March 18, 2014

The Ministry of the Red Pen by Dayne E. Mazzuca

why those hard-to-hear words still matter

When a culture fails to receive criticism, it's in trouble. It fails to grow, or improve, or include others in its doings. It becomes insular, defensive and self-righteous. As an Editor, I see this all the time. It's my job to offer others feedback that is meant to signal two things: one, I care; and two, I see how things might be better. But I find in life and in work few people appreciate the use of the Red Pen.

Having an Editorial Eye is not limited to the written page. For instance, I'll offer a pastor feedback on his sermon, suggesting the use of visual aids is overdone. I'll suggest to the principal of my online school board that he encourage parents and students in person. I'll tell my property management firm to treat their clients with respect. You get the idea.

Sadly, nine times out of ten, these suggestions are not well received. You can imagine why.

Still, it's hard to stop offering critique. It's like I carry a Red Pen with me wherever I go.

I've noticed most people don't like having a Red Pen mark up their efforts. They just want to feel loved, appreciated and approved of—as is. Don't we all.

But I still think the hallmark of a mature, growing organization, or individual, or piece of written work, is the one who can invite constructive feedback. The one who says, "Thanks! How else can I make this better?"

Since the only reason I'm offering feedback is because I'm one of the people they are trying to reach, I assume my opinion is valuable. But, so far, I can name on one hand the people who relish the Red Pen. Half of them are writers, who know the difference a critical eye can make to any piece of work—written or otherwise. The other half are simply people who impress me a great deal.

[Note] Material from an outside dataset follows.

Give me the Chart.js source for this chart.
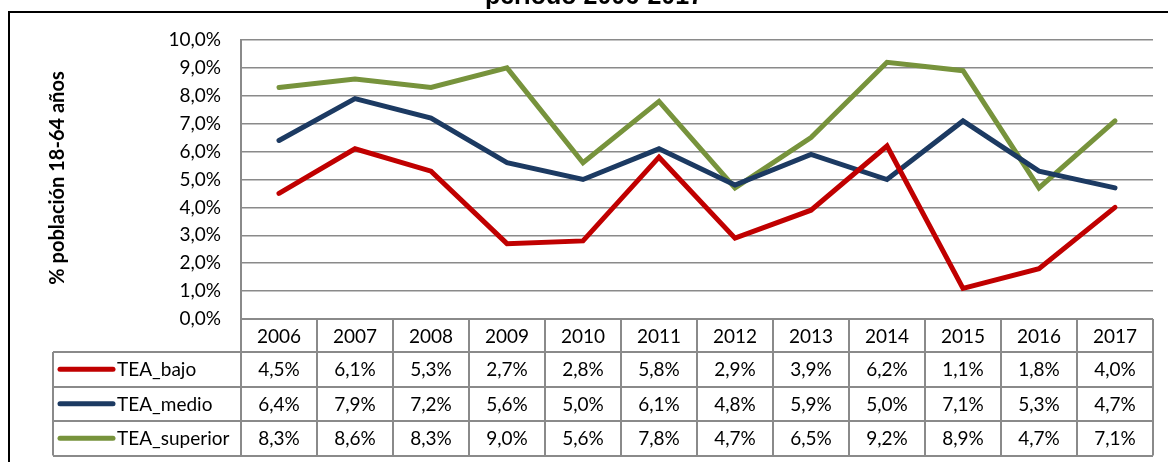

Ah well, some jobs are thankless and leave you feeling unloved, unappreciated and unapproved of—don't I know it!

By Dayna E. Mazzuca


  1. It sounds like you and I are a lot a like.
    Hebrews 12:6 says "For whom the Lord loveth he chasteneth, and scourgeth every son whom he receiveth." KJV
    It is very hard to love people these days and truly want the best for them.

  2. Why do we rebel beneath correction...Pride? God bless the brave 'red pen' soldiers:)

    Really enjoyed this.

  3. Dayna, we all need people like you in our lives and in our organizations. You're right, feedback or criticism helps us grow. Most of us need it whether we want it or not!

  4. True, Dayna! We all squirm but how we need it!

  5. Just reading in yesterday's National Post that Narcissism has been increasing since the 70s--following the sexual revolution of the 60s!
    All part of the increasing self-interest since Christianity began to wane.
    We no longer like to hear negative things about ourselves--it lowers our self esteem. Adds up to disliking appropriate criticism and lowering cultural standards.
    Rejection of critiques is simply a reflection of the times. But I'm with you, keep doing what you're doing--nothing like honesty (Even if it is controversial!)

  6. This really spoke to me. I only wish we had a link so I could share it on my Facebook.

    I know some who are accepting critique and could really use the encouragement, and some who are fighting it.

    May I always keep my ears open to hear what the Lord wants me to hear.

  7. So true! it's time we got over ourselves and accept criticism as a constructive and necessary reality. IT MAKE US BETTER! I love the scriptures quoted in the comments, and Bryan's comment that narcissism has increased. I see this in action in my position as a teacher...

  8. Yes,
    It is hard to not think "we are always right". But truly, are we?
    That is why Jesus said to love above all else - because in loving we learn to accept others and their fallacies.
    I love your question, "How else can I make this better?" I always ask this of my art teacher - and her knowledge and eye can help me see what I can't.
    The same in our writing - that is why we have more eyes to look at what we write.

  9. I don't think anyone likes criticism, but those of us who wish to improve, appreciate the Red Pen!

  10. Maybe we as writers, or artists like Jan, love what we do enough to strive to improve our work. That is why critique groups and teachers among us are so important.

    I so appreciate the help of our local writing group for their kind, but valuable feedback on my writing. One of our gals can spot right away when I've got a second article or blog hidden in the first one. I love her for it.

    Having more than one set of eyes or ears is valuable to the artist, writer, or friend. The only way we can soften the blow of the red pen--learned this in teaching--is to offer the criticism as diplomatically as possible and to balance the critique with things we like about their writing or work.